-- Start of Given data --

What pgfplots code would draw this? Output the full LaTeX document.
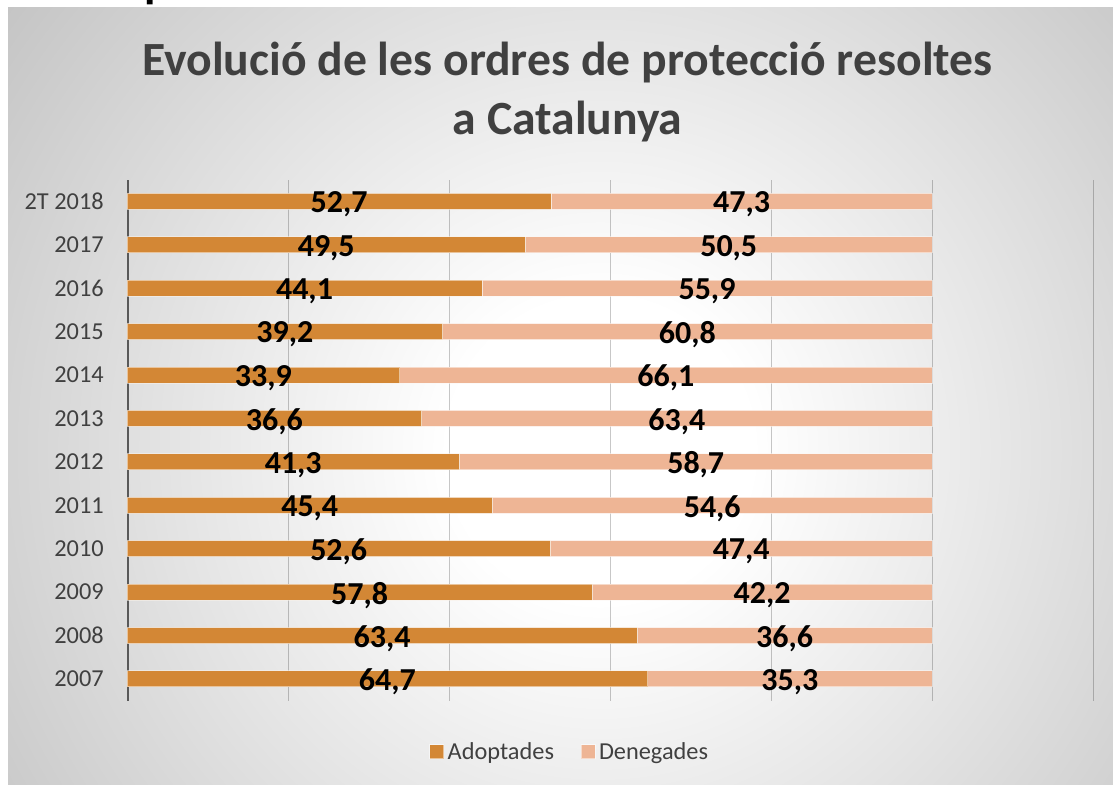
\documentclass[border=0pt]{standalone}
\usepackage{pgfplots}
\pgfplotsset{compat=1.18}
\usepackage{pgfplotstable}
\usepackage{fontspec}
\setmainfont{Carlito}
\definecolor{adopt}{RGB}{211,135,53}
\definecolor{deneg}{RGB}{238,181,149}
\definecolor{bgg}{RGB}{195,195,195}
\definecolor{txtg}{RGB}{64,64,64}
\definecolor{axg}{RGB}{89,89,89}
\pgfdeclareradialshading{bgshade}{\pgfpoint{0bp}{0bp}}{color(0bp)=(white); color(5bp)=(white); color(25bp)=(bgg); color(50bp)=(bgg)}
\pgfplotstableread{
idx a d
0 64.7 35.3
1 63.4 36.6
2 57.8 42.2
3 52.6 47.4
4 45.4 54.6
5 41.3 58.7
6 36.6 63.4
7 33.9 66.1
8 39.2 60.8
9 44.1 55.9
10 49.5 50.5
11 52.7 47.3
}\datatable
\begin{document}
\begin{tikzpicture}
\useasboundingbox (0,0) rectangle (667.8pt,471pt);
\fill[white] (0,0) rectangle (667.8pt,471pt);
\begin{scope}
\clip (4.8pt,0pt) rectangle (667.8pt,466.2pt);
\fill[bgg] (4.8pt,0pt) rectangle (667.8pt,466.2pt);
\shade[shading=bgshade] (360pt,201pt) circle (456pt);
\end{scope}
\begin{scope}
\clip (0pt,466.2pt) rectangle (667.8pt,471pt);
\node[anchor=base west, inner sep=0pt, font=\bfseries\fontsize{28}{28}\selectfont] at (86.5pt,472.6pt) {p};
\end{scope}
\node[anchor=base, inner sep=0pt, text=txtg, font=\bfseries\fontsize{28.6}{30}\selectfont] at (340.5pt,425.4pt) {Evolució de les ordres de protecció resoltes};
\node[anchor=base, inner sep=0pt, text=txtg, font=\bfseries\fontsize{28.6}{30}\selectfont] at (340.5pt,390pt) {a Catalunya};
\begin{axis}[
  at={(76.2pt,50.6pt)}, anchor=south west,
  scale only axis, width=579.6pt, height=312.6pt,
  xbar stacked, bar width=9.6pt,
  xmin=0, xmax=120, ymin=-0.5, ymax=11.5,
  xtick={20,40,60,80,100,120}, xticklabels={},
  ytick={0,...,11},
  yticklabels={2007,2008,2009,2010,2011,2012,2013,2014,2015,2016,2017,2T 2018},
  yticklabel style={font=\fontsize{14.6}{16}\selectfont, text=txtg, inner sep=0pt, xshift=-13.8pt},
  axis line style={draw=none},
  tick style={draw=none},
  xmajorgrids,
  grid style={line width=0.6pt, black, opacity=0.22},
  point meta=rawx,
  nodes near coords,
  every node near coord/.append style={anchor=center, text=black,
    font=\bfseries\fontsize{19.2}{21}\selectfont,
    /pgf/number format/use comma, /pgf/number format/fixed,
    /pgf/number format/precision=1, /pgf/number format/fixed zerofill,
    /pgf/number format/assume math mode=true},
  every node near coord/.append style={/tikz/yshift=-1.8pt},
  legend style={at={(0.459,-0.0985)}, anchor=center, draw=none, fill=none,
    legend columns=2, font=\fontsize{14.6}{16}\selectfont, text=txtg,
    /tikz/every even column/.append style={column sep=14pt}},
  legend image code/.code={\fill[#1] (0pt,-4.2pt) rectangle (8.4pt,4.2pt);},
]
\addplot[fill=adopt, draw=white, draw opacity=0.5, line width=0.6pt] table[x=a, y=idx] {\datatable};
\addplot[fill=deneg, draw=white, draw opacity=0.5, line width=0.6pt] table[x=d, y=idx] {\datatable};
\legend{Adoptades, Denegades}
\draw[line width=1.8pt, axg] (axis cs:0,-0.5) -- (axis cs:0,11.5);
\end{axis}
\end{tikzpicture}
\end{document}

-- End of Given data --

## Given problem
Using the listing above, return all lines where the word "code" occurs.

## Complete output
What pgfplots code would draw this? Output the full LaTeX document.
  legend image code/.code={\fill[#1] (0pt,-4.2pt) rectangle (8.4pt,4.2pt);},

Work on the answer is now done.